Another highlight for me was seeing Bryan Mathers, City & Guilds, in action sharing a journey in visual thinkery with participants. At a conference so packed with complex issues, new technologies and ever larger challenges facing individuals and institutions across the world it was important to me to be reminded that individuality, creativity and human interaction are not less, but more important in the digital age. That might seem like a rather obvious observation to make but with technology becoming ever more pervasive and the potential of its applications looming larger it is easy to forget that we have choices as human beings that technology doesn’t have. We don’t programme machines to have the freedom think and feel the way we do outside of their area of application – a point discussed by another inspiring plenary speaker and Professor of Artificial Intelligence, Toby Young. With an event as large and varied as this, it’d be easy to write many different posts focused on entirely different sessions from world class research to thought provoking debates. Personally I have taken a lot of inspiration away and in particular a fresh perspective on the enduring question about Learning Technology and its impact.
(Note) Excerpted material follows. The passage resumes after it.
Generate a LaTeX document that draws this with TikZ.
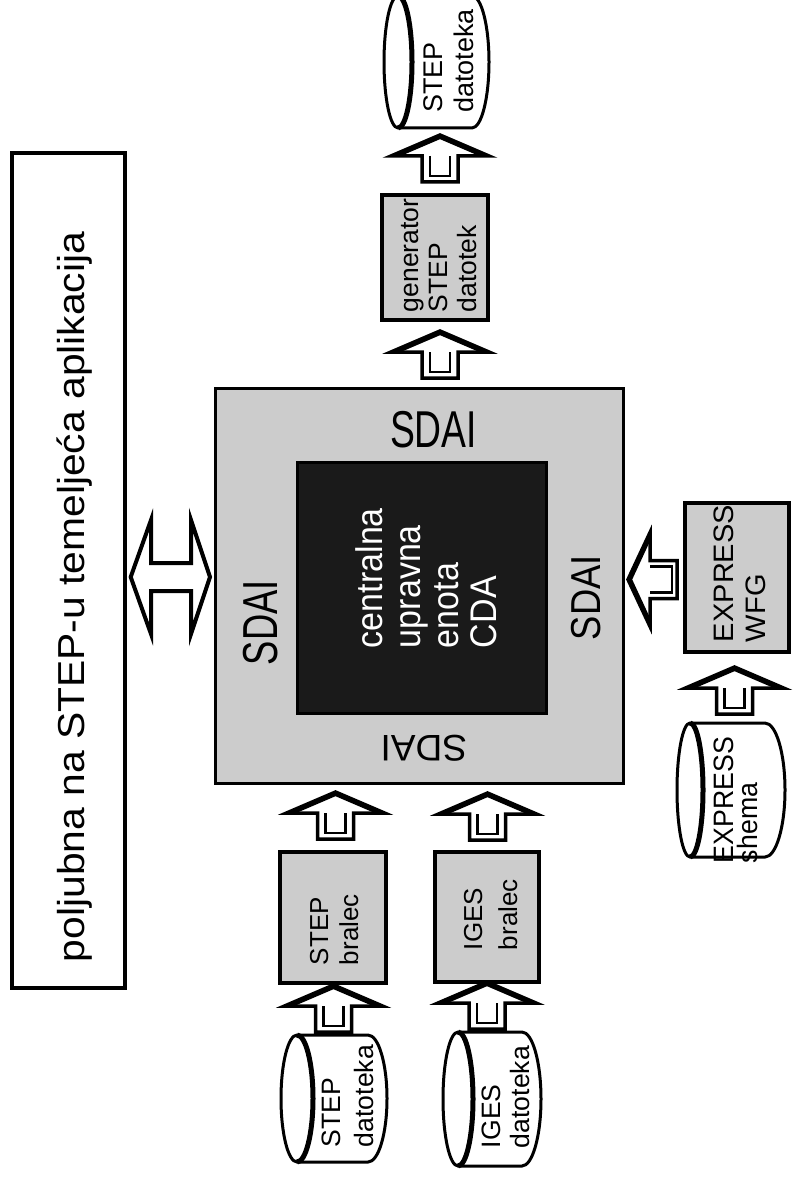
\documentclass[tikz,border=0pt]{standalone}
\usepackage{fontspec}
\setmainfont{Liberation Sans}
\usepackage{graphicx}
\definecolor{boxgray}{RGB}{204,204,204}
\definecolor{coreblack}{RGB}{26,26,26}
% #1 font size, #2 vertical stretch, #3 baselineskip (before stretch), #4 lines
\newcommand{\lbl}[4]{\fontsize{#1pt}{#1pt}\selectfont\scalebox{1}[#2]{\vtop{\baselineskip=#3pt\lineskiplimit=-200pt\lineskip=0pt #4}}}
\newcommand{\dbcyl}[6]{%
  \filldraw[cylline] (#1,#5-#6) -- (#3,#5-#6) arc[start angle=-90,end angle=90,x radius=#4,y radius=#6]
     -- (#1,#5+#6) arc[start angle=90,end angle=270,x radius=#2,y radius=#6] -- cycle;
  \draw[cylfront] (#1,#5-#6) arc[start angle=-90,end angle=90,x radius=#2,y radius=#6];}
\newcommand{\blkup}[2]{%
  \begin{scope}[shift={(#1,#2)}]
    \filldraw[blkarrow] (0,0) -- (49,21) -- (18,21) -- (18,47) -- (-18,47) -- (-18,21) -- (-49,21) -- cycle;
    \draw[blkhead] (-42,20) -- (0,2) -- (42,20);
    \draw[blkinner] (-10,21) -- (-10,41) -- (10,41) -- (10,21);
  \end{scope}}
\tikzset{
  box/.style={draw, line width=3.5pt, inner sep=0pt, outer sep=0pt},
  txt/.style={inner sep=0pt, outer sep=0pt},
  cylline/.style={draw, fill=white, line width=3pt},
  cylfront/.style={line width=5pt},
  blkarrow/.style={draw, fill=white, line width=3.5pt, line join=miter},
  blkhead/.style={line width=4pt, line join=miter},
  blkinner/.style={line width=2.2pt},
}
\begin{document}
\begin{tikzpicture}[x=1pt,y=-1pt]
\useasboundingbox (0,0) rectangle (792,1177);
\fill[white] (0,0) rectangle (792,1177);

% boxes
\node[box, minimum width=113pt, minimum height=835pt] (app) at (68.5,570.5) {};
\node[box, fill=boxgray, line width=3pt, minimum width=408pt, minimum height=395pt] (sdai) at (419,585.5) {};
\node[box, fill=coreblack, line width=3pt, minimum width=249pt, minimum height=251pt] (cda) at (421.5,587.5) {};
\node[box, fill=boxgray, minimum width=106pt, minimum height=125pt] (gen) at (435,257.5) {};
\node[box, fill=boxgray, minimum width=106pt, minimum height=131pt] (stepb) at (333,917.5) {};
\node[box, fill=boxgray, minimum width=104pt, minimum height=130pt] (igesb) at (487,917) {};
\node[box, fill=boxgray, minimum width=104pt, minimum height=149pt] (wfg) at (737,577.5) {};

% cylinders
\dbcyl{398}{14}{472}{17}{62}{66}
\dbcyl{297}{16}{368}{19}{1098.5}{63.5}
\dbcyl{458}{15}{522}{19}{1099}{67}
\dbcyl{690}{13}{765}{20}{790}{67}

% block arrows
\blkup{440}{135}
\blkup{440}{331}
\blkup{335.5}{792}
\blkup{487.5}{793}
\blkup{333.5}{985}
\blkup{487}{982}
\blkup{734.5}{667}
\begin{scope}[shift={(628,579.5)}]
  \filldraw[blkarrow] (0,0) -- (22,-47) -- (22,-19) -- (49,-19) -- (49,19) -- (22,19) -- (22,47) -- cycle;
  \draw[blkhead] (21,-41) -- (2,0) -- (21,41);
  \draw[blkinner] (22,-13) -- (44,-13) -- (44,13) -- (22,13);
\end{scope}
\begin{scope}[shift={(130.7,577)}]
  \filldraw[blkarrow, line width=4pt] (0,0) -- (20.3,-57) -- (20.3,-14) -- (60.3,-14) -- (60.3,-57) -- (79.3,0)
     -- (60.3,57) -- (60.3,14) -- (20.3,14) -- (20.3,57) -- cycle;
\end{scope}

% labels
\node[txt, rotate=90, anchor=base west] (tapp) at (84,962) {\lbl{40.8}{0.92}{40}{\hbox{poljubna na STEP-u temeljeća aplikacija}}};
\node[txt, anchor=base west] (tsdait) at (390,447) {\lbl{37.3}{1.39}{40}{\hbox{SDAI}}};
\node[txt, rotate=90, anchor=base west] (tsdail) at (277,665) {\lbl{36.4}{1.35}{40}{\hbox{SDAI}}};
\node[txt, rotate=90, anchor=base west] (tsdair) at (600,640) {\lbl{36.4}{1.15}{40}{\hbox{SDAI}}};
\node[txt, rotate=180, anchor=base west] (tsdaib) at (467,735) {\lbl{37}{1}{40}{\hbox{SDAI}}};
\node[txt, rotate=90, anchor=base west, text=white] (tcda) at (382,648) {\lbl{34}{1.09}{35.1}{\hbox{centralna}\hbox{upravna}\hbox{enota}\hbox{CDA}}};
\node[txt, rotate=90, anchor=base west] (tgen) at (418,312) {\lbl{26.5}{1}{29}{\hbox{generator}\hbox{STEP}\hbox{datotek}}};
\node[txt, rotate=90, anchor=base west] (tcyltop) at (442,113) {\lbl{27}{1}{31}{\hbox{STEP}\hbox{datoteka}}};
\node[txt, rotate=90, anchor=base west] (tcylstep) at (340,1147) {\lbl{26.6}{1}{33}{\hbox{STEP}\hbox{datoteka}}};
\node[txt, rotate=90, anchor=base west] (tcyliges) at (500,1148) {\lbl{26.6}{1}{29}{\hbox{IGES}\hbox{datoteka}}};
\node[txt, rotate=90, anchor=base west] (tstepb) at (328,965) {\lbl{26}{1}{30}{\hbox{STEP}\hbox{bralec}}};
\node[txt, rotate=90, anchor=base west] (tigesb) at (482,950) {\lbl{26}{1}{35}{\hbox{IGES}\hbox{bralec}}};
\node[txt, rotate=90, anchor=base west] (twfg) at (733,642) {\lbl{29}{0.97}{33}{\hbox{EXPRESS}\hbox{WFG}}};
\node[txt, rotate=90, anchor=base west] (tshema) at (733,863) {\lbl{26.7}{1.05}{23}{\hbox{EXPRESS}\hbox{shema}}};
\end{tikzpicture}
\end{document}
We keep asking whether it really makes a difference, whether it has a positive impact on learning outcomes, test scores or learner success? What events like this help me see is that as our world changes, as everything from our economic structures to social behaviours is shaped in part by the technologies we also use in the classroom, Learning Technology and its critical, reflective and above all empowered use becomes ever more crucial to all lifelong learners.